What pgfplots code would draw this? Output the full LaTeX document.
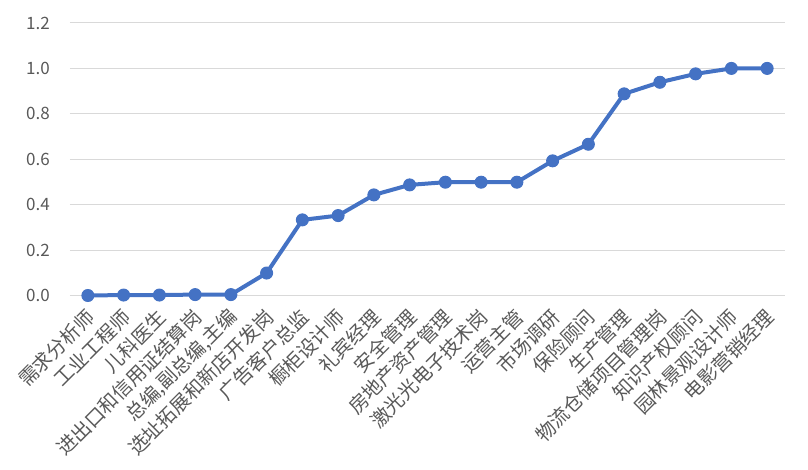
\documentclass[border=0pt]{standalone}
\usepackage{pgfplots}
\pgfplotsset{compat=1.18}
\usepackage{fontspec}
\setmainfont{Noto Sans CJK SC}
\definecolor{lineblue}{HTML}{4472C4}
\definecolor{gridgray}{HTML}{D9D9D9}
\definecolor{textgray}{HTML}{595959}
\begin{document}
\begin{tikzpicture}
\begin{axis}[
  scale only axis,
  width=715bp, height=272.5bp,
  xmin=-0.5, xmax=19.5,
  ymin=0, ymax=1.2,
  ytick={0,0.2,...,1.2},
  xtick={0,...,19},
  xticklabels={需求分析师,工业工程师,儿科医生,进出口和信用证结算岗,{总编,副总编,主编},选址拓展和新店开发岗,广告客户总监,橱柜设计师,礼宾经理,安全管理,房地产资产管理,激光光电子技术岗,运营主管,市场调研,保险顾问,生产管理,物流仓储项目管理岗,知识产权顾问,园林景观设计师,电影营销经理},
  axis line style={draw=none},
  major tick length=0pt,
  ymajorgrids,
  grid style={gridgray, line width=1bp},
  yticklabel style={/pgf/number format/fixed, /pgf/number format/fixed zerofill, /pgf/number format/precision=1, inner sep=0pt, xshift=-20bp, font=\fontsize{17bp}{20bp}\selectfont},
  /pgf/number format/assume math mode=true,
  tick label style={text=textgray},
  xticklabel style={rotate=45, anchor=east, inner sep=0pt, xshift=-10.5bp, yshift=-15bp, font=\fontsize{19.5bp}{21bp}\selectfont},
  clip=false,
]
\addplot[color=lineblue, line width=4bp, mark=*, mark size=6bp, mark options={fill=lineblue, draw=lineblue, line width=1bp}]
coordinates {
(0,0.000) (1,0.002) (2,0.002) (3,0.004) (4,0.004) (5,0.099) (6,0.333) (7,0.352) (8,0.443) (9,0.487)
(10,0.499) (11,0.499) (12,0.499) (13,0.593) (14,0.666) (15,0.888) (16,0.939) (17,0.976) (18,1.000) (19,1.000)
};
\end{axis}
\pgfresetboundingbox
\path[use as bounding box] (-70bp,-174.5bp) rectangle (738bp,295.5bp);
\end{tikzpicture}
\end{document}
════
Exercise brief:
Omit each picture, then return all of the listing exactly as it stands.

Result:
What pgfplots code would draw this? Output the full LaTeX document.
\documentclass[border=0pt]{standalone}
\usepackage{pgfplots}
\pgfplotsset{compat=1.18}
\usepackage{fontspec}
\setmainfont{Noto Sans CJK SC}
\definecolor{lineblue}{HTML}{4472C4}
\definecolor{gridgray}{HTML}{D9D9D9}
\definecolor{textgray}{HTML}{595959}
\begin{document}
\begin{tikzpicture}
\begin{axis}[
  scale only axis,
  width=715bp, height=272.5bp,
  xmin=-0.5, xmax=19.5,
  ymin=0, ymax=1.2,
  ytick={0,0.2,...,1.2},
  xtick={0,...,19},
  xticklabels={需求分析师,工业工程师,儿科医生,进出口和信用证结算岗,{总编,副总编,主编},选址拓展和新店开发岗,广告客户总监,橱柜设计师,礼宾经理,安全管理,房地产资产管理,激光光电子技术岗,运营主管,市场调研,保险顾问,生产管理,物流仓储项目管理岗,知识产权顾问,园林景观设计师,电影营销经理},
  axis line style={draw=none},
  major tick length=0pt,
  ymajorgrids,
  grid style={gridgray, line width=1bp},
  yticklabel style={/pgf/number format/fixed, /pgf/number format/fixed zerofill, /pgf/number format/precision=1, inner sep=0pt, xshift=-20bp, font=\fontsize{17bp}{20bp}\selectfont},
  /pgf/number format/assume math mode=true,
  tick label style={text=textgray},
  xticklabel style={rotate=45, anchor=east, inner sep=0pt, xshift=-10.5bp, yshift=-15bp, font=\fontsize{19.5bp}{21bp}\selectfont},
  clip=false,
]
\addplot[color=lineblue, line width=4bp, mark=*, mark size=6bp, mark options={fill=lineblue, draw=lineblue, line width=1bp}]
coordinates {
(0,0.000) (1,0.002) (2,0.002) (3,0.004) (4,0.004) (5,0.099) (6,0.333) (7,0.352) (8,0.443) (9,0.487)
(10,0.499) (11,0.499) (12,0.499) (13,0.593) (14,0.666) (15,0.888) (16,0.939) (17,0.976) (18,1.000) (19,1.000)
};
\end{axis}
\pgfresetboundingbox
\path[use as bounding box] (-70bp,-174.5bp) rectangle (738bp,295.5bp);
\end{tikzpicture}
\end{document}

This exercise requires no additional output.